Terrified. We read
this story each year as a sweet, pastoral example of the message of God coming
to the poorest of the people. Terrified. The shepherds were minding their own
business--the sheep--one sleepy night.
Some were probably pondering life while others were preparing to bed
down for the evening. Perhaps there were
some who had already drifted off to sleep.
Then BAM, angels. They were not
merely startled or honored or curious as we sometimes portray, but terrified (frightened,
horrified, scared, petrified, shocked, panicked, alarmed—scared stiff!) I think of all the ways people who are afraid
respond in fear. I suppose they could
have whipped out their slingshots and began firing at the light of the
Lord. They could have run away, leaving
their sheep and responsibilities.
Perhaps they could not respond with either fight or flight because they
were scared motionless. Adrenaline
coursing through their veins, but their muscles were rebelling against them.
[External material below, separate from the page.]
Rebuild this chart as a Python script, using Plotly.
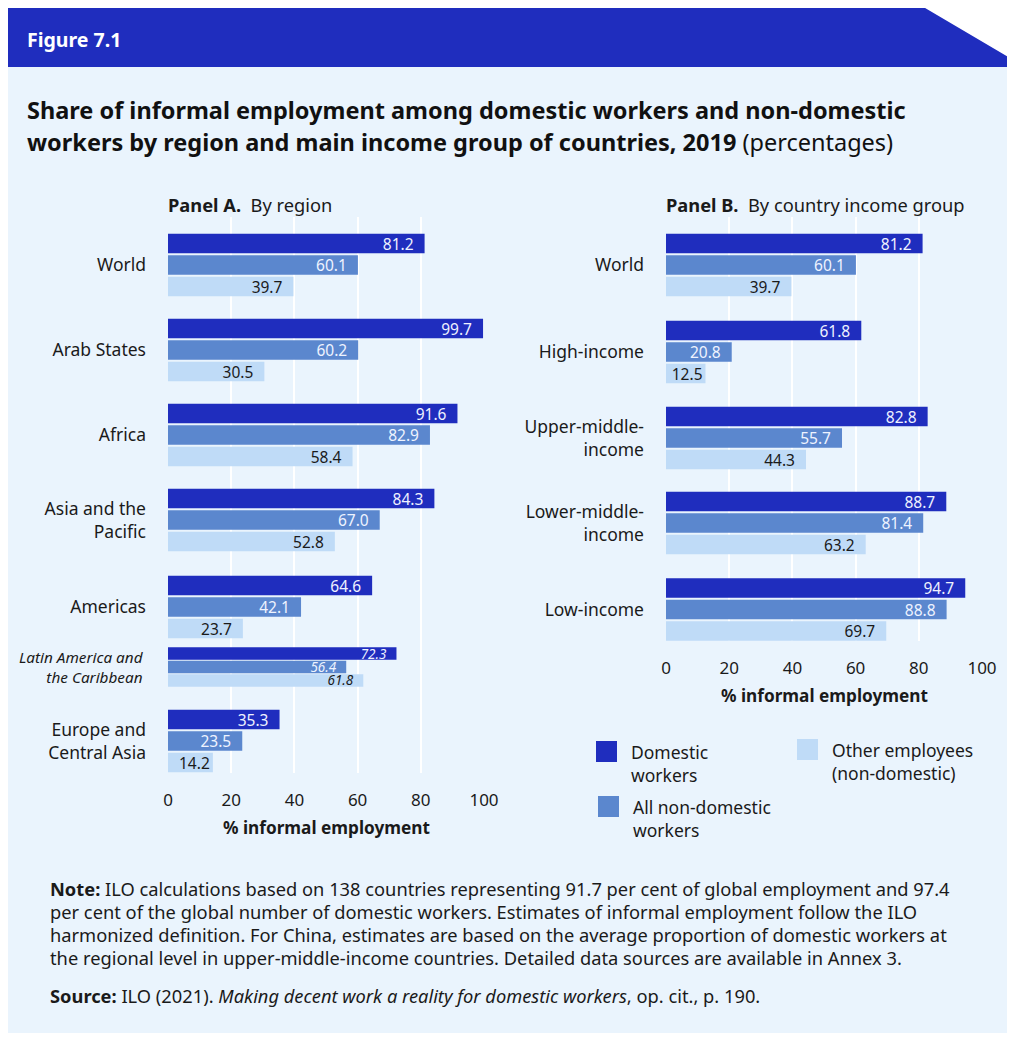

We live in a world of terror. Terrorism seems to be such a talked about
topic that it has become a caricature of what terror is actually. The media, pundits, and politicians whip people into a
frenzy—an irrational, foolish, crazy-people-run-amok frenzy. The talking heads tell us who to be afraid
of, who to blame, who to fight, who to flee, but not how to have calm, how to
have peace, how not to be afraid. The
purpose of terrorism is to incite terror.
For terrorism to win, we must be terrified and live out that terror in
our actions and relationships with one another.
All those who stir up this fear in the public (media, politicians,
religious folks, others) are terrorists—in that they promote terror.
Those things we do to protect ourselves, are often the very
things that wind up hurting us the most.
Those safety mechanisms, like closing ourselves off from others or
refusing to help others, end up doing more damage to our spirit—our souls—than any
possible physical damage that is unlikely to happen anyway. We are terrified, and so we respond, often
without thought as to the long-term consequences. But this is not the way God created us to live. God created us to be in community with one another, even those we do not know at all or very well. God created us to live out the example of Christ in caring for the least, the last, the lost, the marginalized.
As long as we are scared and reactionary, our fear gets the
better of us. Did you know the opposite
of faith is not doubt, but fear? Fear
grips us and keeps us from fulfilling the life we have in Christ as children of
God. We either want to fight at things
that we cannot possibly see or engage, or we want to run from our
responsibilities and soothe our souls by telling ourselves the world isn’t our
responsibility. Or we are scared stiff,
motionless, unable to do anything right or wrong, and so we do nothing.
The shepherds could not respond to the message of the angels
if they hid in their fearful and closed off cocoons. They would not have witnessed the birth of
the one to save their people. They would
have hidden away, never living out the potential God had for them.
How do you hide from the things that you fear? Do you give your fears to God? Or do you cling to them like a security
blanket, telling yourself that worry is what keeps the worst at bay? This Advent, how can you move from reacting
in fear to stepping out in faith to the message of God?